I understand what happens, and also by-name parameters, but it is
still not clear why does the compiler choose to apply the implicit
conversion to the whole expression (putting it wholly into the by-name
param), versus generating code to evaluate the result of the
expression and putting only the result into the conversion. Maybe this
is something trivial, but still it would be nice if someone could
point it out exactly.

BR,
Robin

On máj. 24, 01:02, Ryan Hendrickson <Ryan.Hendrick...@bwater.com>
wrote:

[Ryan Hendrickson]

Ah, forgive me. In that case, the language you're looking for is in Section 7.3, in the list of the three situations in which views are applied:

2. In a selection e.m with e of type T , if the selector does not denote a member
of T. In this case, a view v is searched which is applicable to e and whose result
contains a member named m. The search proceeds as in the case of implicit
parameters, where the implicit scope is the one of T. If such a view is found,
the selection e.m is converted to v(e).m.

So the compiler can only generate something that is semantically equivalent to v(e).m, and as you've demonstrated, when by-name parameters are involved

val x = e
v(x).m

is not semantically equivalent to v(e).m.

[Som Snytt]

It's way past midnight here, so no good can come of this, but by 6.4 Designators:

For other expressions e, e.x is typed as if it was { val y = e; y.x }, for some fresh name y.
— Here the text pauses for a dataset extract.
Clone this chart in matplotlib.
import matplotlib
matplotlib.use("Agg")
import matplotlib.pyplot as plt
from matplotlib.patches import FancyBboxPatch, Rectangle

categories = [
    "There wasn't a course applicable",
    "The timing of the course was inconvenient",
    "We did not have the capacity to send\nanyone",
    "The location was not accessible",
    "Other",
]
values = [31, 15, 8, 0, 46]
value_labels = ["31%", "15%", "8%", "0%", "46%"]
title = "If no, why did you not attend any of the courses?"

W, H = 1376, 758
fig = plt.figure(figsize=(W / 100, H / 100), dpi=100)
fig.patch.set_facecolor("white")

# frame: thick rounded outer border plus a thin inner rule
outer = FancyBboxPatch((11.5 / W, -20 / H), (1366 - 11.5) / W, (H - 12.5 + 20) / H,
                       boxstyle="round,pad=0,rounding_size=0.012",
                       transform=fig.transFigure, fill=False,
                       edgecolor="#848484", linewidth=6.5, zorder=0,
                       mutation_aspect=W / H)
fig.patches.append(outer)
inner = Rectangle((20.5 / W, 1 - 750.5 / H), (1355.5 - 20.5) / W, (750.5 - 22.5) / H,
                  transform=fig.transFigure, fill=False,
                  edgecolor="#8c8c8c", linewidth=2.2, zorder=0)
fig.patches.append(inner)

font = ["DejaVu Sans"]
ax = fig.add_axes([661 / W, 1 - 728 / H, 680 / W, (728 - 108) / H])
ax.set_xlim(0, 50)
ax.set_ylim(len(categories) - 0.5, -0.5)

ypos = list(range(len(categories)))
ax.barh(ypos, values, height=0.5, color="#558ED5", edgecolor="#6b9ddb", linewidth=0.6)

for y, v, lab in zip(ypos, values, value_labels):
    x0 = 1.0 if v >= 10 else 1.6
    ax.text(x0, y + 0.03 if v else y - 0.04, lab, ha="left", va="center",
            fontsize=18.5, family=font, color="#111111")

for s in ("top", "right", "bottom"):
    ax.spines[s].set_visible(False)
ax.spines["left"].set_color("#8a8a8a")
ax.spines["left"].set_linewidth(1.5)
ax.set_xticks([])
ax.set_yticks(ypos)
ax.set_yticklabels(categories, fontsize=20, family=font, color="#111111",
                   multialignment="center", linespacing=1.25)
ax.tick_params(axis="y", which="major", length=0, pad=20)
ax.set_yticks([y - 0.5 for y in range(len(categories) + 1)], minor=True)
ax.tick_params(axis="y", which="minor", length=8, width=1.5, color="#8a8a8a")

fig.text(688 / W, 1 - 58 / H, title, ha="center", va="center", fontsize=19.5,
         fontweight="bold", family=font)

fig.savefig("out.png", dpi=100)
Immediately, this has consequences for how the prefix is typed:

The expected type of a designator’s prefix is always undefined.
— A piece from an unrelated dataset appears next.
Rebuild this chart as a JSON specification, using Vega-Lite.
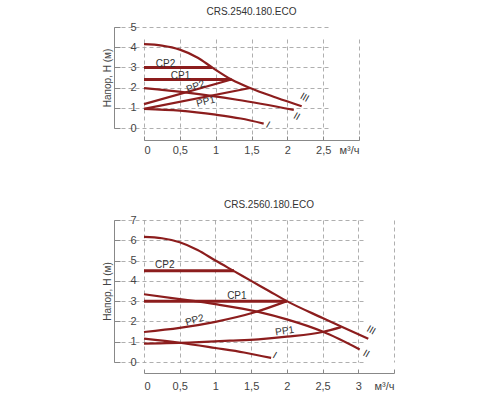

But that would also imply that the e in 7.3 is y from 6.4, and goes to the OP's intuition that the prefix should be evaluated before y is wrapped in a thunk for the implicit conversion v(y) for v(y).x  where v(=>Y).

[Ryan Hendrickson]

'Typed as if' != 'evaluated as if'. It seems to me that the language in 6.4 that you point out is just talking about how typing should proceed for e.x, but e.x can't be typed if x is not a member of the type of e. So the 7.3 rules translate the expression into one that can be typed, and then v(e).x is typed as if it were { val y = v(e); y.x } per the 6.4 rules. I'm not terribly confident I'm not missing some implication of the rest of the spec, though.